Unfortunately, Singapore estimates that the delta variant carries a five-fold increase in risk of severe covid (defined as requiring supplemental oxygen, ICU admission, or death) compared to non-variants-of-concern. The UK had previously estimated a 2.6-fold increase in hospitalization for delta, as compared to alpha. In Singapore, alpha was not more severe than the non-VOC variants.
We still don't have huge numbers of patients in this studies, but the difference is strong enough that it seems pretty likely that the delta variant is at least somewhat worse in terms of severity.
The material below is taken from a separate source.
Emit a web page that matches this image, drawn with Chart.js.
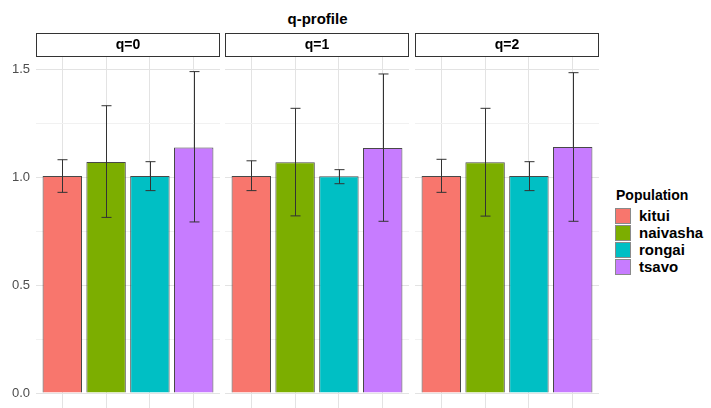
<!DOCTYPE html>
<html>
<head>
<meta charset="utf-8">
<script src="https://cdn.jsdelivr.net/npm/chart.js@4/dist/chart.umd.min.js"></script>
<style>
  body { margin: 0; background: #fff; width: 711px; height: 408px; overflow: hidden; position: relative; font-family: "Liberation Sans", Arial, sans-serif; }
  canvas { position: absolute; }
  #title { position: absolute; left: 0; width: 635px; top: 10px; text-align: center; font-weight: bold; font-size: 15px; color: #000; }
  #legend { position: absolute; left: 615px; top: 187px; }
  #legend .lt { font-weight: bold; font-size: 14px; margin-bottom: 4px; margin-left: 1px; }
  #legend .row { height: 17px; display: flex; align-items: center; }
  #legend .box { width: 14px; height: 14px; border: 1px solid #8a8a8a; margin-right: 8px; }
  #legend .lbl { font-weight: bold; font-size: 15px; }
</style>
</head>
<body>
<div id="title">q-profile</div>
<canvas id="p0" width="220" height="375" style="left:0;top:33px"></canvas>
<canvas id="p1" width="184" height="375" style="left:225px;top:33px"></canvas>
<canvas id="p2" width="184" height="375" style="left:415px;top:33px"></canvas>
<div id="legend"></div>
<script>
// populations and facets
const populations = ["kitui", "naivasha", "rongai", "tsavo"];
const facets = ["q=0", "q=1", "q=2"];
const colors = ["#F8766D", "#7CAE00", "#00BFC4", "#C77CFF"];

// values (mean, lower and upper error bar)
const meanQ0 = [1.005, 1.069, 1.005, 1.137];
const lowQ0 = [0.929, 0.813, 0.937, 0.792];
const highQ0 = [1.080, 1.330, 1.071, 1.488];

const meanQ1 = [1.005, 1.068, 1.003, 1.134];
const lowQ1 = [0.937, 0.820, 0.969, 0.795];
const highQ1 = [1.075, 1.318, 1.034, 1.477];

const meanQ2 = [1.005, 1.068, 1.005, 1.139];
const lowQ2 = [0.929, 0.819, 0.937, 0.795];
const highQ2 = [1.082, 1.318, 1.071, 1.483];

const yTicks = [0, 0.25, 0.5, 0.75, 1.0, 1.25, 1.5];
const yLabels = ["0.0", "0.5", "1.0", "1.5"];

const panels = [
  { id: "p0", mean: meanQ0, low: lowQ0, high: highQ0 },
  { id: "p1", mean: meanQ1, low: lowQ1, high: highQ1 },
  { id: "p2", mean: meanQ2, low: lowQ2, high: highQ2 },
];

// strip on top + error bars
const facetPlugin = {
  id: "facet",
  afterDatasetsDraw(chart, args, opts) {
    const ctx = chart.ctx;
    const y = chart.scales.y;
    const meta = chart.getDatasetMeta(0);
    ctx.save();
    ctx.strokeStyle = "#333";
    ctx.lineWidth = 1;
    meta.data.forEach((bar, i) => {
      const x = Math.round(bar.x) + 0.5;
      const top = y.getPixelForValue(opts.high[i]);
      const bot = y.getPixelForValue(opts.low[i]);
      ctx.beginPath();
      ctx.moveTo(x, top); ctx.lineTo(x, bot);
      ctx.moveTo(x - 5, top); ctx.lineTo(x + 5, top);
      ctx.moveTo(x - 5, bot); ctx.lineTo(x + 5, bot);
      ctx.stroke();
    });
    // strip
    const a = chart.chartArea;
    ctx.fillStyle = "#fff";
    ctx.fillRect(a.left, 0, a.right - a.left, 23);
    ctx.strokeStyle = "#333";
    ctx.strokeRect(a.left + 0.5, 0.5, a.right - a.left - 1, 23);
    ctx.fillStyle = "#000";
    ctx.font = "bold 14px 'Liberation Sans', Arial";
    ctx.textAlign = "center";
    ctx.textBaseline = "middle";
    ctx.fillText(opts.label, (a.left + a.right) / 2, 12.5);
    ctx.restore();
  }
};

panels.forEach((p, k) => {
  new Chart(document.getElementById(p.id), {
    type: "bar",
    data: {
      datasets: [{
        data: p.mean.map((v, i) => ({ x: i + 1, y: v })),
        backgroundColor: colors,
        borderColor: "rgba(40,40,40,0.85)",
        borderWidth: 1,
        barPercentage: 0.9,
        categoryPercentage: 1,
      }]
    },
    options: {
      responsive: false,
      animation: false,
      layout: { padding: { top: 24, left: 0, right: 0, bottom: 0 } },
      plugins: {
        legend: { display: false },
        tooltip: { enabled: false },
        facet: { label: facets[k], low: p.low, high: p.high },
      },
      scales: {
        x: {
          type: "linear",
          offset: false,
          min: 0.4, max: 4.6,
          afterBuildTicks: s => { s.ticks = [1, 2, 3, 4].map(v => ({ value: v })); },
          afterFit: s => { s.height = 0; s.paddingLeft = 0; s.paddingRight = 0; },
          ticks: { display: false },
          border: { display: false },
          grid: { color: "#e3e3e3", drawTicks: false, offset: false },
        },
        y: {
          min: -0.0694, max: 1.5556,
          afterBuildTicks: s => { s.ticks = yTicks.map(v => ({ value: v })); },
          afterFit: s => { s.width = k === 0 ? 36 : 0; s.paddingTop = 0; s.paddingBottom = 0; },
          ticks: {
            display: k === 0,
            padding: 6,
            color: "#4d4d4d",
            font: { family: "'Liberation Sans', Arial", size: 13 },
            callback: v => (Math.abs(v * 2 - Math.round(v * 2)) < 1e-6 ? yLabels[Math.round(v * 2)] : ""),
          },
          border: { display: false },
          grid: {
            drawTicks: false,
            color: c => (Math.abs(c.tick.value * 2 - Math.round(c.tick.value * 2)) < 1e-6 ? "#e3e3e3" : "#f1f1f1"),
          },
        },
      },
    },
    plugins: [facetPlugin],
  });
});

// legend
const lg = document.getElementById("legend");
let html = '<div class="lt">Population</div>';
populations.forEach((name, i) => {
  html += '<div class="row"><div class="box" style="background:' + colors[i] + '"></div><div class="lbl">' + name + '</div></div>';
});
lg.innerHTML = html;
</script>
</body>
</html>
The facility in Singapore doing this study sequenced all cases with a Ct<30, and found 67 cases of the delta variant. 18 of them (27%) were in fully vaccinated people (one AZ, the rest Pfizer or Moderna). Because we don't know how many unvaccinated people were exposed, we can't calculate a vaccine efficacy rate, but it is at least possible that older people are more susceptible to delta breakthrough cases. Remember, the UK found that the Pfizer vaccine was still 88% effective against delta, so it doesn't appear to be a major problem for all ages. Fortunately, the breakthrough cases in Singapore were all mild.
Another interesting finding was that people with the delta variant were PCR positive (below a Ct of 30) for a longer period of time. People with a Ct above 30 are unlikely to be contagious, and so were not included. So it looks like a 14-day quarantine is not sufficient for the delta variant, at least in this population. This may be how the virus is spreading. If you were a virus and wanted to spread, being contagious for 18 days instead of 12 or 13 would go a long way, especially in a background of people who are assuming that they are safe to go out after 10-14 days. Still, I'd like to see data on actual infectivity on cells, rather than just PCR levels.
In addition to the amount of time that they are PCR positive, the worst PCR Ct reading over time was on average about 16 for the delta variant, as compared to 32 for the original variant and 21 for the alpha variant. (lower numbers correlate with more virus) This suggests that people infected with the delta variant are more likely to be superspreaders. Although again, I'd really want to see more data than just PCR Ct numbers before saying that for sure.
If you are fully vaccinated and have antibodies, I still don't think that you need to panic over the delta variant. If (when) it shows up in my area, I will probably go back to wearing my N95 when I go out shopping, at least until we have more data on breakthrough infections. My area has low vaccination rates, which means that there is a greater likelihood of being near a superspreader of the delta variant.